Early in my career, a man I respected very much told me that trying to restrict the flow of money in business through laws and regulations is like using barriers to manage the flow of a river. It can be done, but if you don’t know what you’re doing, the river will burst those dams and levees into splinters.
That came to mind as I was working on an upcoming cover story, for our July issue, about corporate social justice initiatives. They’re starting to engender a backlash, from conservative legislators and others.
The movement broadly known as environmental, social and governance (ESG) has taken hold among many top U.S. and world corporations, including members of the food & beverage industry. It’s an umbrella term that covers sustainability, diversity in hiring and other aspects of social justice.
Generally speaking, corporations, especially those with high consumer exposure, don’t undertake such initiatives unless they have broad inherent appeal. But some of them are starting to attract negative attention – and an active backlash.

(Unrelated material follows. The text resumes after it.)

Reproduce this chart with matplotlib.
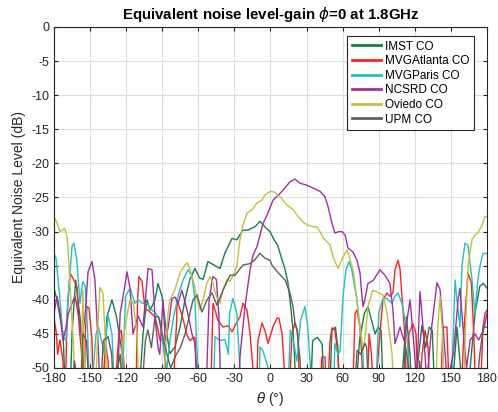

Perhaps the most prominent recent example of this was the case of Bradley Gayton, erstwhile general counsel for the Coca-Cola Co. Shortly after assuming that position in early 2021, Gayton, who is Black, sent what would become a notorious letter to several law firms demanding that they increase the proportion of Black attorneys on their staffs, by specific margins, if they wanted to keep Coca-Cola’s business.
Gayton was eased out of his job shortly afterward, and his replacement ended up explicitly disavowing his approach. Conservative groups did an end-zone dance that, in my opinion, was justified. Gayton arguably went too far, and it frankly doesn’t speak well of Coca-Cola that they let him get away with it in the first place, then threw him under the bus.
But now some opponents of ESG initiatives are trying to write their backlash into law.
Conservative groups have been pushing legislation at the state level that would dictate where investment houses must put, and keep, their money. A frequent subject of this legislation is investment in fossil fuels. Late last year, Texas passed a law to keep state funds away from investment firms that divest from fossil fuels; other states are considering similar legislation.
That approach is transferrable to the food industry, as we’re seeing in Nebraska. In late March, five state senators signed a letter urging the state agency that invests public funds to pull them from an investment house that they feel is anti-cattle. The letter refers to “so-called ‘Environmental, Social, Governance’ (ESG) policies which placed harsh restrictions on the cattle industry in the United States.”
I’m not sure that political advocates, no matter where they’re coming from, really want to go down this road.
For one thing, when you tell money managers to invest, or not, in this or that thing for political reasons, you’re basically telling them to put politics above their fiduciary duty. If a company wants to divest from, say, the beef processing sector, it does so because it feels the future of beef is sketchy enough to make investing in it an unacceptable risk.
I personally would be dubious about such an approach, but that isn’t the point. Investors, especially institutional ones, have to be free to make decisions based purely on maximizing returns; restricting them for political purposes might very well end up being a disservice to the investors – which means the state’s taxpayers.
More broadly, anyone getting indignant about this or that aspect of ESG should take a step back and consider what ESG as a general concept is all about. There’s a reason it’s been so widely adopted by major American corporations: It’s mostly an anodyne bundle of feel-good concepts. Everyone favors a cleaner environment, justice and equality in the workplace, and so on. Advocates who pit themselves against that, consistently and across the board, are not going to end up looking good in the long run.
The backlash against ESG initiatives will no doubt continue. But if it goes too far, watch out for a backlash to the backlash that could send the whole thing sideways – like a river bursting its levee.